The records below must be written out exactly, with every picture left behind.

[Stored items]
■ ■ ■ ■ ■ ■ ■

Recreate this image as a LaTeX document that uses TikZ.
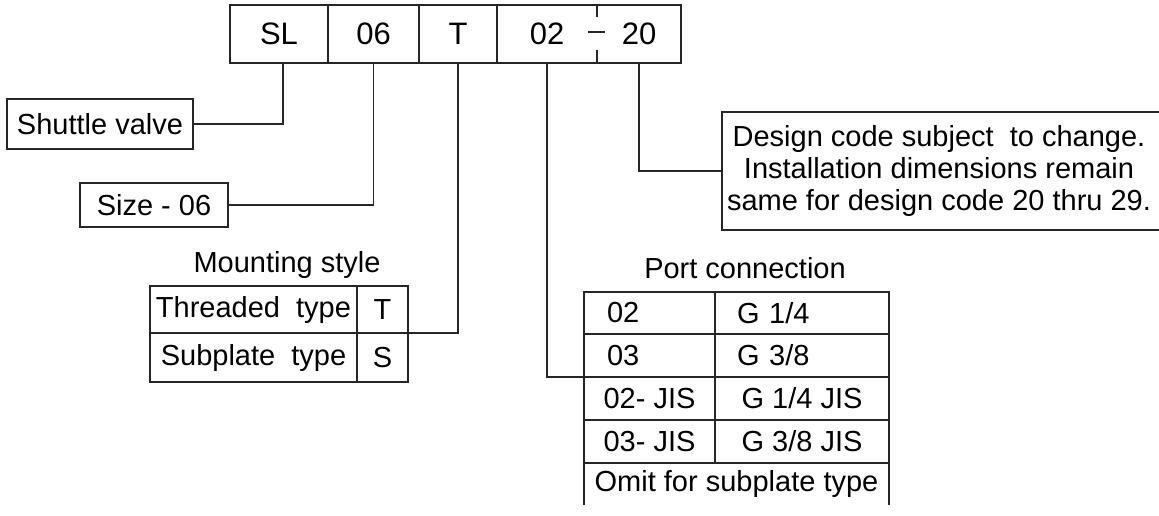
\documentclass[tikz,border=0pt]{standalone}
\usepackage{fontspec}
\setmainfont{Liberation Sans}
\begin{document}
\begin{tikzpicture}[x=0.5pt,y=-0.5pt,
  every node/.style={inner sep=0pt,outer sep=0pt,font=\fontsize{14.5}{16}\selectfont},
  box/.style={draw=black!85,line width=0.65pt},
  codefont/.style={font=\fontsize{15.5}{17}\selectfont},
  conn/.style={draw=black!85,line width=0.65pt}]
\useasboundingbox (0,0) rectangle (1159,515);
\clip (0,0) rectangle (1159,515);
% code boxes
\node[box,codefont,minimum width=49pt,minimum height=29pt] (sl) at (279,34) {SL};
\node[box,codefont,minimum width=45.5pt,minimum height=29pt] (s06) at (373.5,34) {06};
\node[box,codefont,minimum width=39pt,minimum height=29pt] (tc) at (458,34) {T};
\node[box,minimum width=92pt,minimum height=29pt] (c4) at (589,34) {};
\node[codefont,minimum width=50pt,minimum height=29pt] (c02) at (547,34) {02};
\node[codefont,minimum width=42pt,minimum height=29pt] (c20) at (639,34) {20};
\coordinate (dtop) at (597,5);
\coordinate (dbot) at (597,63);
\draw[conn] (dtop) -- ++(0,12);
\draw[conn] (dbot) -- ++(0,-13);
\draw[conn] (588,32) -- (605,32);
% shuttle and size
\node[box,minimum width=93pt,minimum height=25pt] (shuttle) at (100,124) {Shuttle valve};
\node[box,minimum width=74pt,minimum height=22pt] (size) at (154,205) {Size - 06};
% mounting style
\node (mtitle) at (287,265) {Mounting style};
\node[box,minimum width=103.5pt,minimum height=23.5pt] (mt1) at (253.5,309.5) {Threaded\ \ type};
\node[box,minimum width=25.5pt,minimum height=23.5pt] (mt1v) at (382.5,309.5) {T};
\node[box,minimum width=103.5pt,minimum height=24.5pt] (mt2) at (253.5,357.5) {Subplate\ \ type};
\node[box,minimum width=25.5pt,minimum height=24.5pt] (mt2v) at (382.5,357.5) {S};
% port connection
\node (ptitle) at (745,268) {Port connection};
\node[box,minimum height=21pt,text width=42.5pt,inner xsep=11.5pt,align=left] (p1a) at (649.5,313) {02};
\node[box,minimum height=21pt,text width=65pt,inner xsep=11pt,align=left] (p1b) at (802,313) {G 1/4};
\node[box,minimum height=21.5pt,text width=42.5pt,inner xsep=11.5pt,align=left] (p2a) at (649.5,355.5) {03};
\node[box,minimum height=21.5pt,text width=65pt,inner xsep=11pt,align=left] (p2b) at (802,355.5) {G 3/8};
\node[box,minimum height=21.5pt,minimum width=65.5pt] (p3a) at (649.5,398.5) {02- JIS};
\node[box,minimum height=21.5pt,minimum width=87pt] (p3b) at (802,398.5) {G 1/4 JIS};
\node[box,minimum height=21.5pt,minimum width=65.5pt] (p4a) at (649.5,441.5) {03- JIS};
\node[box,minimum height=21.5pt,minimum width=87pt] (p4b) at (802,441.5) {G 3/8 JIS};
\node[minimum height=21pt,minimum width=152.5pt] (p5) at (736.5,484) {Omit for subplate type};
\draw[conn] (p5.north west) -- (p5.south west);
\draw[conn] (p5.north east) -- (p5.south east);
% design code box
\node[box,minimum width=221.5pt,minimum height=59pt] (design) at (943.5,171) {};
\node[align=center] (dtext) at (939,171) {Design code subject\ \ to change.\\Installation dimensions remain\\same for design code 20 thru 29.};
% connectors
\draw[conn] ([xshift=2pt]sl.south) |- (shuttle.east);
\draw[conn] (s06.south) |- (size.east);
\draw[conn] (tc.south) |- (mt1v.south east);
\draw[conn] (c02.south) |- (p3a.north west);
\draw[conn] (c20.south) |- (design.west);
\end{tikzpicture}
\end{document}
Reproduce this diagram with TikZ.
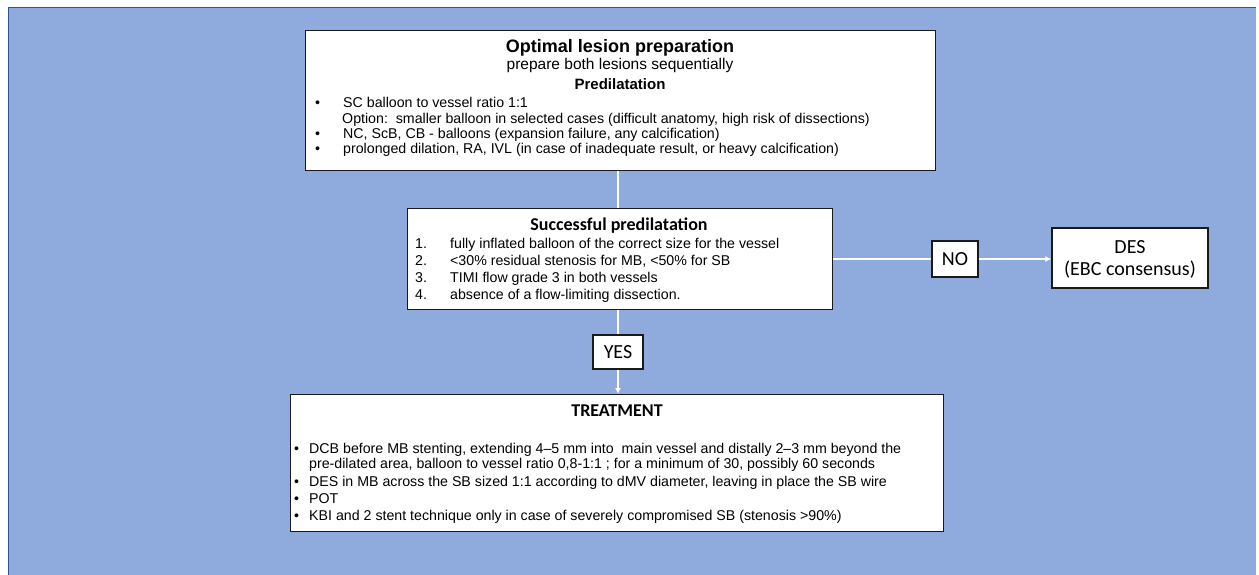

■ ■ ■ ■ ■ ■ ■

Finished answer:
Recreate this image as a LaTeX document that uses TikZ.
\documentclass[tikz,border=0pt]{standalone}
\usepackage{fontspec}
\setmainfont{Liberation Sans}
\begin{document}
\begin{tikzpicture}[x=0.5pt,y=-0.5pt,
  every node/.style={inner sep=0pt,outer sep=0pt,font=\fontsize{14.5}{16}\selectfont},
  box/.style={draw=black!85,line width=0.65pt},
  codefont/.style={font=\fontsize{15.5}{17}\selectfont},
  conn/.style={draw=black!85,line width=0.65pt}]
\useasboundingbox (0,0) rectangle (1159,515);
\clip (0,0) rectangle (1159,515);
% code boxes
\node[box,codefont,minimum width=49pt,minimum height=29pt] (sl) at (279,34) {SL};
\node[box,codefont,minimum width=45.5pt,minimum height=29pt] (s06) at (373.5,34) {06};
\node[box,codefont,minimum width=39pt,minimum height=29pt] (tc) at (458,34) {T};
\node[box,minimum width=92pt,minimum height=29pt] (c4) at (589,34) {};
\node[codefont,minimum width=50pt,minimum height=29pt] (c02) at (547,34) {02};
\node[codefont,minimum width=42pt,minimum height=29pt] (c20) at (639,34) {20};
\coordinate (dtop) at (597,5);
\coordinate (dbot) at (597,63);
\draw[conn] (dtop) -- ++(0,12);
\draw[conn] (dbot) -- ++(0,-13);
\draw[conn] (588,32) -- (605,32);
% shuttle and size
\node[box,minimum width=93pt,minimum height=25pt] (shuttle) at (100,124) {Shuttle valve};
\node[box,minimum width=74pt,minimum height=22pt] (size) at (154,205) {Size - 06};
% mounting style
\node (mtitle) at (287,265) {Mounting style};
\node[box,minimum width=103.5pt,minimum height=23.5pt] (mt1) at (253.5,309.5) {Threaded\ \ type};
\node[box,minimum width=25.5pt,minimum height=23.5pt] (mt1v) at (382.5,309.5) {T};
\node[box,minimum width=103.5pt,minimum height=24.5pt] (mt2) at (253.5,357.5) {Subplate\ \ type};
\node[box,minimum width=25.5pt,minimum height=24.5pt] (mt2v) at (382.5,357.5) {S};
% port connection
\node (ptitle) at (745,268) {Port connection};
\node[box,minimum height=21pt,text width=42.5pt,inner xsep=11.5pt,align=left] (p1a) at (649.5,313) {02};
\node[box,minimum height=21pt,text width=65pt,inner xsep=11pt,align=left] (p1b) at (802,313) {G 1/4};
\node[box,minimum height=21.5pt,text width=42.5pt,inner xsep=11.5pt,align=left] (p2a) at (649.5,355.5) {03};
\node[box,minimum height=21.5pt,text width=65pt,inner xsep=11pt,align=left] (p2b) at (802,355.5) {G 3/8};
\node[box,minimum height=21.5pt,minimum width=65.5pt] (p3a) at (649.5,398.5) {02- JIS};
\node[box,minimum height=21.5pt,minimum width=87pt] (p3b) at (802,398.5) {G 1/4 JIS};
\node[box,minimum height=21.5pt,minimum width=65.5pt] (p4a) at (649.5,441.5) {03- JIS};
\node[box,minimum height=21.5pt,minimum width=87pt] (p4b) at (802,441.5) {G 3/8 JIS};
\node[minimum height=21pt,minimum width=152.5pt] (p5) at (736.5,484) {Omit for subplate type};
\draw[conn] (p5.north west) -- (p5.south west);
\draw[conn] (p5.north east) -- (p5.south east);
% design code box
\node[box,minimum width=221.5pt,minimum height=59pt] (design) at (943.5,171) {};
\node[align=center] (dtext) at (939,171) {Design code subject\ \ to change.\\Installation dimensions remain\\same for design code 20 thru 29.};
% connectors
\draw[conn] ([xshift=2pt]sl.south) |- (shuttle.east);
\draw[conn] (s06.south) |- (size.east);
\draw[conn] (tc.south) |- (mt1v.south east);
\draw[conn] (c02.south) |- (p3a.north west);
\draw[conn] (c20.south) |- (design.west);
\end{tikzpicture}
\end{document}
Reproduce this diagram with TikZ.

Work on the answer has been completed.